━━ Records supplied

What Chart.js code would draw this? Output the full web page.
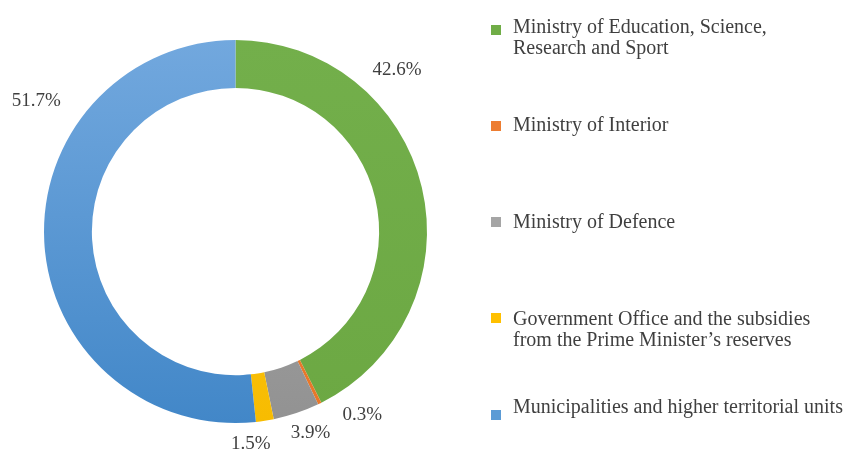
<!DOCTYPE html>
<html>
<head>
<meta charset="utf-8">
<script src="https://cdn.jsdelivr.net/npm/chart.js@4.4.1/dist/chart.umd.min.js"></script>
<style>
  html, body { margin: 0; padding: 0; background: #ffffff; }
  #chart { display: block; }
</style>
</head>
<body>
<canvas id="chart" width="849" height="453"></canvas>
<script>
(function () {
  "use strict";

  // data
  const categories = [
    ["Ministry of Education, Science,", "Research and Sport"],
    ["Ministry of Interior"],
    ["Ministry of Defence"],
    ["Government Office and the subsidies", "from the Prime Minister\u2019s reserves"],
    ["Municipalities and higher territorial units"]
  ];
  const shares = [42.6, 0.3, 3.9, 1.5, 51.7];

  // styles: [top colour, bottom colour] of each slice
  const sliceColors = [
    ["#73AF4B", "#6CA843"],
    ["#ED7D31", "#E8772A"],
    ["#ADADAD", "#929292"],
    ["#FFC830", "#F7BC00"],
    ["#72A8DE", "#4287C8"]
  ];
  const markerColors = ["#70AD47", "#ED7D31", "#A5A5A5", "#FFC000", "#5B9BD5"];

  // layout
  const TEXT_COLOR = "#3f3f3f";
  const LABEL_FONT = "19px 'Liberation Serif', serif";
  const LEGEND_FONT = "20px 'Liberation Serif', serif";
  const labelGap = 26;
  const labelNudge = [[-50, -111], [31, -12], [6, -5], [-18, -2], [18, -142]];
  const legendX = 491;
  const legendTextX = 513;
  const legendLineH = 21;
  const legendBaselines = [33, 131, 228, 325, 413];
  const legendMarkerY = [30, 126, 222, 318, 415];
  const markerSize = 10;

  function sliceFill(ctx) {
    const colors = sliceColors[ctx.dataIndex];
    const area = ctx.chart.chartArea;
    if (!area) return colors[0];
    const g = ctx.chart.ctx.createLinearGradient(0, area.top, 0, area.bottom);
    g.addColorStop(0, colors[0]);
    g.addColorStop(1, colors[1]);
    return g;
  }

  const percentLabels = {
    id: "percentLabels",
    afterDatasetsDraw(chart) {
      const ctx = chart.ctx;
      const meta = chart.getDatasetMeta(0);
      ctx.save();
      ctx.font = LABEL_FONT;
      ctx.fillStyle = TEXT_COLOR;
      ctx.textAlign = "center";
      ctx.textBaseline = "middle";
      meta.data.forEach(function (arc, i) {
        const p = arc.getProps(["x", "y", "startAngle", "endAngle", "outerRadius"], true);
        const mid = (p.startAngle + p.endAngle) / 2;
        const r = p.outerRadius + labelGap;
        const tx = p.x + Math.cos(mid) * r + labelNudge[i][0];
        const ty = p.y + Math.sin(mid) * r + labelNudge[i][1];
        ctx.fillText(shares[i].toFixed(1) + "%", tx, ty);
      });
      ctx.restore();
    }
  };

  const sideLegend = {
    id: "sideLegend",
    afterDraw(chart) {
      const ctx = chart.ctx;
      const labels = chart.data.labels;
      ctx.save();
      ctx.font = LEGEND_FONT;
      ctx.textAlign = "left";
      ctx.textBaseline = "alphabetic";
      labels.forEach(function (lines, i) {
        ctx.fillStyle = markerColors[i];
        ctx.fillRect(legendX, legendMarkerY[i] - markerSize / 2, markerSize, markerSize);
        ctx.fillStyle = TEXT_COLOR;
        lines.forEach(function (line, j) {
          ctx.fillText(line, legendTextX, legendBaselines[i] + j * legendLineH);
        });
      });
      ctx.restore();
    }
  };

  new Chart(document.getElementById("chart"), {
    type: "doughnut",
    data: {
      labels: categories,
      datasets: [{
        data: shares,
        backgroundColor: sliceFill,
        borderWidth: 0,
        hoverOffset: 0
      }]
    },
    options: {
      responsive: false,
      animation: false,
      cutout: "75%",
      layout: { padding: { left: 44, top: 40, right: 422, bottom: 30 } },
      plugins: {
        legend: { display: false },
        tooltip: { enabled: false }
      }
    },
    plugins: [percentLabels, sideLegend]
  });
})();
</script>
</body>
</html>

━━━━
━━ Records supplied

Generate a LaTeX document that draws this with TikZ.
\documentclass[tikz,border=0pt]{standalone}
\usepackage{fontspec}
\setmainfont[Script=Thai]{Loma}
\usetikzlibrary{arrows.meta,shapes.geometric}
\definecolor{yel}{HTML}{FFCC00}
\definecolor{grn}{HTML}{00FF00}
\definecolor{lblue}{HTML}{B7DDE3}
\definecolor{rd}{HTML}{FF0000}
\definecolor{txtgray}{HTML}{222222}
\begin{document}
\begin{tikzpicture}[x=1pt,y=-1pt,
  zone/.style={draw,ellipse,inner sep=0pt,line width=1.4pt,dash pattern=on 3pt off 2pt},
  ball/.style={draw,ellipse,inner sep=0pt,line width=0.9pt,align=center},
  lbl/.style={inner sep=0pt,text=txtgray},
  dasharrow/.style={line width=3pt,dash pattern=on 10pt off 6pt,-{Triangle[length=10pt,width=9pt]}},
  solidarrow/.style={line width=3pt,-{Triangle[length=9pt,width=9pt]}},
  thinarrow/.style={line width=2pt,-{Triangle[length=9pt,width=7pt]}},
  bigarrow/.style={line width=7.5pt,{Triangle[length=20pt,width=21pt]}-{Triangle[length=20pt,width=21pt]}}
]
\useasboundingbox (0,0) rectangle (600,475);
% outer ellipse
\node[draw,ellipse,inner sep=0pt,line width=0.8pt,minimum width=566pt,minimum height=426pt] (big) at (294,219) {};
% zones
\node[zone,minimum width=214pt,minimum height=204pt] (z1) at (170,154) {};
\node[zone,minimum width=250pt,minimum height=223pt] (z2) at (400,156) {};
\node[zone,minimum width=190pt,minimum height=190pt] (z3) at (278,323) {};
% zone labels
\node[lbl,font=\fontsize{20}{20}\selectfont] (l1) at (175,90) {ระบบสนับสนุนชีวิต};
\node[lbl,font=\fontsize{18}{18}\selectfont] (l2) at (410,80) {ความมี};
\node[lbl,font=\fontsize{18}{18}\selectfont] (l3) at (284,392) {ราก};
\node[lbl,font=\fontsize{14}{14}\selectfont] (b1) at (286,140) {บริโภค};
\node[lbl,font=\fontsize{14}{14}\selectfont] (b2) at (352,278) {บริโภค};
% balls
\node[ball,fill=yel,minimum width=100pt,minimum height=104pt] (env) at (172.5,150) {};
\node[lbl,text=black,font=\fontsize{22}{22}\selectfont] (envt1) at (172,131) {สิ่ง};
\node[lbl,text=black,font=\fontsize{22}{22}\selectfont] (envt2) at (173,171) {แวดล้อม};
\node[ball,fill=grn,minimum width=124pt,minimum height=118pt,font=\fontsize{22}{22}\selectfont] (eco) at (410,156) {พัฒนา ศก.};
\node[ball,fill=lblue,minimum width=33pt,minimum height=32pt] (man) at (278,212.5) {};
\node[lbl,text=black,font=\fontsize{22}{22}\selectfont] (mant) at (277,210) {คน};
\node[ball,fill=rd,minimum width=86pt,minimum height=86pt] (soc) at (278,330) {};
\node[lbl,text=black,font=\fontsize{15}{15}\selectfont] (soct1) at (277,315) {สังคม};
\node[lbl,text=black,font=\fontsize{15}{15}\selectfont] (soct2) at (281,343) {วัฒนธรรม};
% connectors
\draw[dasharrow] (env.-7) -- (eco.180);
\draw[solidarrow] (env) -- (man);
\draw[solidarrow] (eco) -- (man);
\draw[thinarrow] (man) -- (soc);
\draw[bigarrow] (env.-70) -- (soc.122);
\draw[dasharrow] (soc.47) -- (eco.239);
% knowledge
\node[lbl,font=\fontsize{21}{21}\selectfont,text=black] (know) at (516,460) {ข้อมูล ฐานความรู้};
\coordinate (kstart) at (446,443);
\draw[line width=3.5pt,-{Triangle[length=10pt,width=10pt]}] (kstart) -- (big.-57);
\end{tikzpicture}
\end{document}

━━━━

Given request |
Of the lines above, copy only those from the one holding "What Chart.js code" to the one holding "const shares = [42.6, 0.3, 3.9, 1.5, 51.7];", both included, and exclude every image.

Result of the exercise |
What Chart.js code would draw this? Output the full web page.
<!DOCTYPE html>
<html>
<head>
<meta charset="utf-8">
<script src="https://cdn.jsdelivr.net/npm/chart.js@4.4.1/dist/chart.umd.min.js"></script>
<style>
  html, body { margin: 0; padding: 0; background: #ffffff; }
  #chart { display: block; }
</style>
</head>
<body>
<canvas id="chart" width="849" height="453"></canvas>
<script>
(function () {
  "use strict";

  // data
  const categories = [
    ["Ministry of Education, Science,", "Research and Sport"],
    ["Ministry of Interior"],
    ["Ministry of Defence"],
    ["Government Office and the subsidies", "from the Prime Minister\u2019s reserves"],
    ["Municipalities and higher territorial units"]
  ];
  const shares = [42.6, 0.3, 3.9, 1.5, 51.7];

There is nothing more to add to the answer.